◆ INFORMATION PROVIDED ◆
* * *

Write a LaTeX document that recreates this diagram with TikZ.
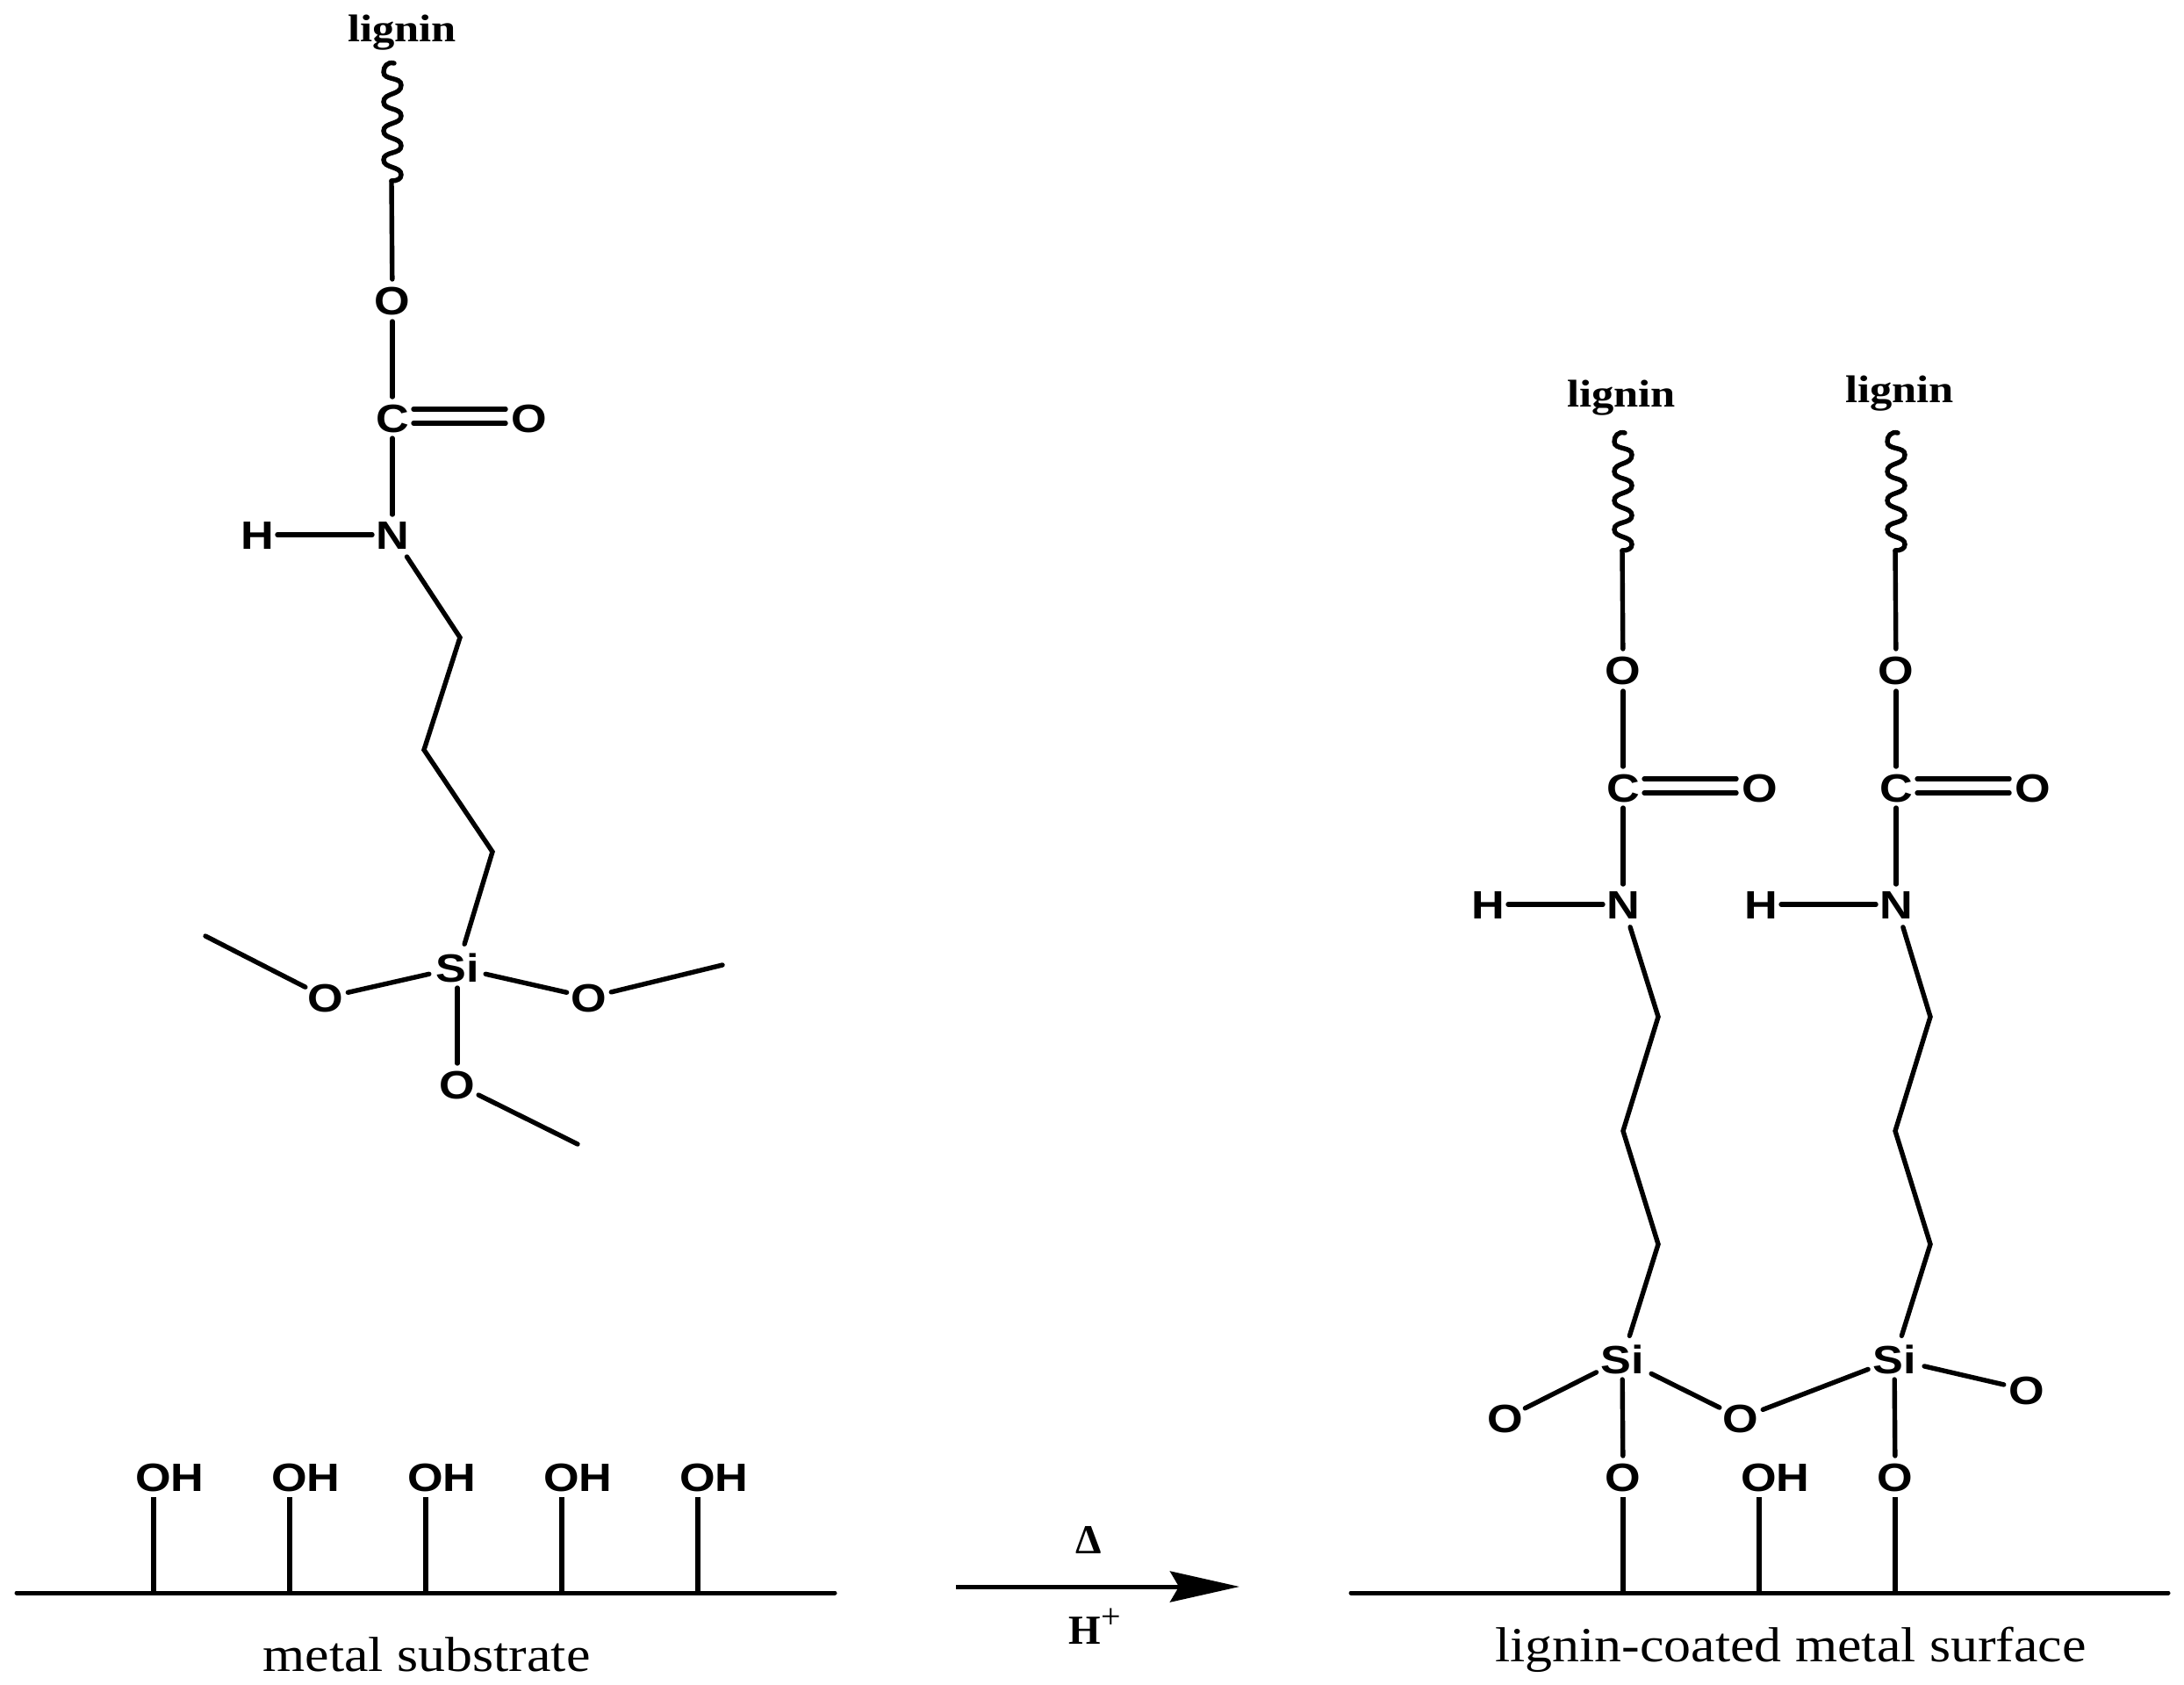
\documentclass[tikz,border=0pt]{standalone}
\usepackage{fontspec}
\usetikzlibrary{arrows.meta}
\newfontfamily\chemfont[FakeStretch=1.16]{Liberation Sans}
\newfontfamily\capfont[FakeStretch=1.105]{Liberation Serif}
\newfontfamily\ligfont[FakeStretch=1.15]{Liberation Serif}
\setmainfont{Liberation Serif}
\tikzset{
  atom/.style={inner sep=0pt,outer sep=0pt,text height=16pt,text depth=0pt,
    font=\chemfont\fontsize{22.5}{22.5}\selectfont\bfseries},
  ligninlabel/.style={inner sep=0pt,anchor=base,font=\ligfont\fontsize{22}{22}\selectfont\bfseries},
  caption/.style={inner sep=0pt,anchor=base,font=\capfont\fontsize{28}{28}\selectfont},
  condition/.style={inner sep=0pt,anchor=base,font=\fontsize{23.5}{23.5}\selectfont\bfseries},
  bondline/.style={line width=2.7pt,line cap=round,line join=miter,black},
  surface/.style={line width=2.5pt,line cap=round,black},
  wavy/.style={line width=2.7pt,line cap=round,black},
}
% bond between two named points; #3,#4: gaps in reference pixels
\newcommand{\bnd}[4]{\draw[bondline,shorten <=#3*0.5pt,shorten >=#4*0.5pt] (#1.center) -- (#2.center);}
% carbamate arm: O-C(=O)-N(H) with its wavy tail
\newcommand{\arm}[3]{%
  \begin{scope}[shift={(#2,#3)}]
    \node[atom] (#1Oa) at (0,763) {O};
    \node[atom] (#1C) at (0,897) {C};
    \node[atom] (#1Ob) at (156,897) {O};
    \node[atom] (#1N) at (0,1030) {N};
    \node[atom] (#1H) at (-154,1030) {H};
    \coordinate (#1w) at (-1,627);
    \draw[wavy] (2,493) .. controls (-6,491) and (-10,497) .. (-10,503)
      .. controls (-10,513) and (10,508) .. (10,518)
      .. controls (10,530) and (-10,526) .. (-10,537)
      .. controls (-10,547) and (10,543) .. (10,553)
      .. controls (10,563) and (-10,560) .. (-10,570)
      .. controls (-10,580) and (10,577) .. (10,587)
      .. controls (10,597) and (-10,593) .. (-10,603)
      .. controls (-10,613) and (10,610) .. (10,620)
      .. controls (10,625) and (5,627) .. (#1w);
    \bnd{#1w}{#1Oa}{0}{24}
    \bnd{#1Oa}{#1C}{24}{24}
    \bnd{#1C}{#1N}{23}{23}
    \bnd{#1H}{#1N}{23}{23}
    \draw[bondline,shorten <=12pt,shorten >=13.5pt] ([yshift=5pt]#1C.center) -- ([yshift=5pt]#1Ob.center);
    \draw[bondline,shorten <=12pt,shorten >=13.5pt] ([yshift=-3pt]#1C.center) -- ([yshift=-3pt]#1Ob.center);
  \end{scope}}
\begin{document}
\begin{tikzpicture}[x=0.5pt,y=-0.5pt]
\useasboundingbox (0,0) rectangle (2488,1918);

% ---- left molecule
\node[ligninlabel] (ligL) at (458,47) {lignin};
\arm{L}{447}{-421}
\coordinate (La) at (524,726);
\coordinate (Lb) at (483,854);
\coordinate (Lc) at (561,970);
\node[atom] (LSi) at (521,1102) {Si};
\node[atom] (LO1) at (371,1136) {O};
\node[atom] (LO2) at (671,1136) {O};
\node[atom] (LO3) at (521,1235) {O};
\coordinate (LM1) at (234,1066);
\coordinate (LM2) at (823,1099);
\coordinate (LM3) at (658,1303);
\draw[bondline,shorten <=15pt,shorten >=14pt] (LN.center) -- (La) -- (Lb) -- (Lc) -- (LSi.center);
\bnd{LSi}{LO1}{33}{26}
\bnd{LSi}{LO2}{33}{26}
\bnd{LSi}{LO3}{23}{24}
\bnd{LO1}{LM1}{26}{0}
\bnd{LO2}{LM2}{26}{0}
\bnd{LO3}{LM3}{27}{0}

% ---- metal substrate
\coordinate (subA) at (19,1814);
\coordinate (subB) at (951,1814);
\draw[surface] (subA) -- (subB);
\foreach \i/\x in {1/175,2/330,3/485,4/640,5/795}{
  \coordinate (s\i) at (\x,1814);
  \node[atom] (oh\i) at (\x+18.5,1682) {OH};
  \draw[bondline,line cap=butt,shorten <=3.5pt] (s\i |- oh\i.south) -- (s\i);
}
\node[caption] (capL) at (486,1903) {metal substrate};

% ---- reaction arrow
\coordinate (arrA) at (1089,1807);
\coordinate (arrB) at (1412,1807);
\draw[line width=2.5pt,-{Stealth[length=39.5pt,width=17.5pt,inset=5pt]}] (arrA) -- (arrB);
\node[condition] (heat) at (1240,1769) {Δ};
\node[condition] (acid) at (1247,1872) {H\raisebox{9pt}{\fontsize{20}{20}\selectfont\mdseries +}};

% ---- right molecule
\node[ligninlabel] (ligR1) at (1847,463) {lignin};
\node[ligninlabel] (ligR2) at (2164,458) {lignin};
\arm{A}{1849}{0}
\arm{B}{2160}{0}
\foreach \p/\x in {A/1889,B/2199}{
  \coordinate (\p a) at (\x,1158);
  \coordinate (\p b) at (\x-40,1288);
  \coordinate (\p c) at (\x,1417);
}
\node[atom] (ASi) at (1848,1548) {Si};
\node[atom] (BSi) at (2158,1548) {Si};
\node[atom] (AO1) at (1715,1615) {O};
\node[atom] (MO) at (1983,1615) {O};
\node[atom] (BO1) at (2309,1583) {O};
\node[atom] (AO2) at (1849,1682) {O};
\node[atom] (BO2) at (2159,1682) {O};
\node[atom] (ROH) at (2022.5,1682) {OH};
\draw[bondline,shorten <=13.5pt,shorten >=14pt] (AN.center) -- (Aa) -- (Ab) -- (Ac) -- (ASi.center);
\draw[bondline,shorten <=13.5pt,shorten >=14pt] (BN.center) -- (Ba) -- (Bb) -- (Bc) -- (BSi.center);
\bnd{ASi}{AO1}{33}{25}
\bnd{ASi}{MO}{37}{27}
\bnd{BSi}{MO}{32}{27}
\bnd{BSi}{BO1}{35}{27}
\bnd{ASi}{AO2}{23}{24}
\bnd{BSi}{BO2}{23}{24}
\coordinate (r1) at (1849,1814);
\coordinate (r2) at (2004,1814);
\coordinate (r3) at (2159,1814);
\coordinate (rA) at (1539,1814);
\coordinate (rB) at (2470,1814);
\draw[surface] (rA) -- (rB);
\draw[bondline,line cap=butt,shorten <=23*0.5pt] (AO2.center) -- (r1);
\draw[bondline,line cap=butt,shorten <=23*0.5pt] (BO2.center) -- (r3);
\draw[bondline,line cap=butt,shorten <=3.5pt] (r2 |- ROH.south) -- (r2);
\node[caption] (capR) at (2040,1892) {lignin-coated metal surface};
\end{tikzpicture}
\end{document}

* * *

◆ TASK TO COMPLETE ◆
Return the material word for word. Pictures are not part of the copy.

◆ RESPONSE ◆
Write a LaTeX document that recreates this diagram with TikZ.
\documentclass[tikz,border=0pt]{standalone}
\usepackage{fontspec}
\usetikzlibrary{arrows.meta}
\newfontfamily\chemfont[FakeStretch=1.16]{Liberation Sans}
\newfontfamily\capfont[FakeStretch=1.105]{Liberation Serif}
\newfontfamily\ligfont[FakeStretch=1.15]{Liberation Serif}
\setmainfont{Liberation Serif}
\tikzset{
  atom/.style={inner sep=0pt,outer sep=0pt,text height=16pt,text depth=0pt,
    font=\chemfont\fontsize{22.5}{22.5}\selectfont\bfseries},
  ligninlabel/.style={inner sep=0pt,anchor=base,font=\ligfont\fontsize{22}{22}\selectfont\bfseries},
  caption/.style={inner sep=0pt,anchor=base,font=\capfont\fontsize{28}{28}\selectfont},
  condition/.style={inner sep=0pt,anchor=base,font=\fontsize{23.5}{23.5}\selectfont\bfseries},
  bondline/.style={line width=2.7pt,line cap=round,line join=miter,black},
  surface/.style={line width=2.5pt,line cap=round,black},
  wavy/.style={line width=2.7pt,line cap=round,black},
}
% bond between two named points; #3,#4: gaps in reference pixels
\newcommand{\bnd}[4]{\draw[bondline,shorten <=#3*0.5pt,shorten >=#4*0.5pt] (#1.center) -- (#2.center);}
% carbamate arm: O-C(=O)-N(H) with its wavy tail
\newcommand{\arm}[3]{%
  \begin{scope}[shift={(#2,#3)}]
    \node[atom] (#1Oa) at (0,763) {O};
    \node[atom] (#1C) at (0,897) {C};
    \node[atom] (#1Ob) at (156,897) {O};
    \node[atom] (#1N) at (0,1030) {N};
    \node[atom] (#1H) at (-154,1030) {H};
    \coordinate (#1w) at (-1,627);
    \draw[wavy] (2,493) .. controls (-6,491) and (-10,497) .. (-10,503)
      .. controls (-10,513) and (10,508) .. (10,518)
      .. controls (10,530) and (-10,526) .. (-10,537)
      .. controls (-10,547) and (10,543) .. (10,553)
      .. controls (10,563) and (-10,560) .. (-10,570)
      .. controls (-10,580) and (10,577) .. (10,587)
      .. controls (10,597) and (-10,593) .. (-10,603)
      .. controls (-10,613) and (10,610) .. (10,620)
      .. controls (10,625) and (5,627) .. (#1w);
    \bnd{#1w}{#1Oa}{0}{24}
    \bnd{#1Oa}{#1C}{24}{24}
    \bnd{#1C}{#1N}{23}{23}
    \bnd{#1H}{#1N}{23}{23}
    \draw[bondline,shorten <=12pt,shorten >=13.5pt] ([yshift=5pt]#1C.center) -- ([yshift=5pt]#1Ob.center);
    \draw[bondline,shorten <=12pt,shorten >=13.5pt] ([yshift=-3pt]#1C.center) -- ([yshift=-3pt]#1Ob.center);
  \end{scope}}
\begin{document}
\begin{tikzpicture}[x=0.5pt,y=-0.5pt]
\useasboundingbox (0,0) rectangle (2488,1918);

% ---- left molecule
\node[ligninlabel] (ligL) at (458,47) {lignin};
\arm{L}{447}{-421}
\coordinate (La) at (524,726);
\coordinate (Lb) at (483,854);
\coordinate (Lc) at (561,970);
\node[atom] (LSi) at (521,1102) {Si};
\node[atom] (LO1) at (371,1136) {O};
\node[atom] (LO2) at (671,1136) {O};
\node[atom] (LO3) at (521,1235) {O};
\coordinate (LM1) at (234,1066);
\coordinate (LM2) at (823,1099);
\coordinate (LM3) at (658,1303);
\draw[bondline,shorten <=15pt,shorten >=14pt] (LN.center) -- (La) -- (Lb) -- (Lc) -- (LSi.center);
\bnd{LSi}{LO1}{33}{26}
\bnd{LSi}{LO2}{33}{26}
\bnd{LSi}{LO3}{23}{24}
\bnd{LO1}{LM1}{26}{0}
\bnd{LO2}{LM2}{26}{0}
\bnd{LO3}{LM3}{27}{0}

% ---- metal substrate
\coordinate (subA) at (19,1814);
\coordinate (subB) at (951,1814);
\draw[surface] (subA) -- (subB);
\foreach \i/\x in {1/175,2/330,3/485,4/640,5/795}{
  \coordinate (s\i) at (\x,1814);
  \node[atom] (oh\i) at (\x+18.5,1682) {OH};
  \draw[bondline,line cap=butt,shorten <=3.5pt] (s\i |- oh\i.south) -- (s\i);
}
\node[caption] (capL) at (486,1903) {metal substrate};

% ---- reaction arrow
\coordinate (arrA) at (1089,1807);
\coordinate (arrB) at (1412,1807);
\draw[line width=2.5pt,-{Stealth[length=39.5pt,width=17.5pt,inset=5pt]}] (arrA) -- (arrB);
\node[condition] (heat) at (1240,1769) {Δ};
\node[condition] (acid) at (1247,1872) {H\raisebox{9pt}{\fontsize{20}{20}\selectfont\mdseries +}};

% ---- right molecule
\node[ligninlabel] (ligR1) at (1847,463) {lignin};
\node[ligninlabel] (ligR2) at (2164,458) {lignin};
\arm{A}{1849}{0}
\arm{B}{2160}{0}
\foreach \p/\x in {A/1889,B/2199}{
  \coordinate (\p a) at (\x,1158);
  \coordinate (\p b) at (\x-40,1288);
  \coordinate (\p c) at (\x,1417);
}
\node[atom] (ASi) at (1848,1548) {Si};
\node[atom] (BSi) at (2158,1548) {Si};
\node[atom] (AO1) at (1715,1615) {O};
\node[atom] (MO) at (1983,1615) {O};
\node[atom] (BO1) at (2309,1583) {O};
\node[atom] (AO2) at (1849,1682) {O};
\node[atom] (BO2) at (2159,1682) {O};
\node[atom] (ROH) at (2022.5,1682) {OH};
\draw[bondline,shorten <=13.5pt,shorten >=14pt] (AN.center) -- (Aa) -- (Ab) -- (Ac) -- (ASi.center);
\draw[bondline,shorten <=13.5pt,shorten >=14pt] (BN.center) -- (Ba) -- (Bb) -- (Bc) -- (BSi.center);
\bnd{ASi}{AO1}{33}{25}
\bnd{ASi}{MO}{37}{27}
\bnd{BSi}{MO}{32}{27}
\bnd{BSi}{BO1}{35}{27}
\bnd{ASi}{AO2}{23}{24}
\bnd{BSi}{BO2}{23}{24}
\coordinate (r1) at (1849,1814);
\coordinate (r2) at (2004,1814);
\coordinate (r3) at (2159,1814);
\coordinate (rA) at (1539,1814);
\coordinate (rB) at (2470,1814);
\draw[surface] (rA) -- (rB);
\draw[bondline,line cap=butt,shorten <=23*0.5pt] (AO2.center) -- (r1);
\draw[bondline,line cap=butt,shorten <=23*0.5pt] (BO2.center) -- (r3);
\draw[bondline,line cap=butt,shorten <=3.5pt] (r2 |- ROH.south) -- (r2);
\node[caption] (capR) at (2040,1892) {lignin-coated metal surface};
\end{tikzpicture}
\end{document}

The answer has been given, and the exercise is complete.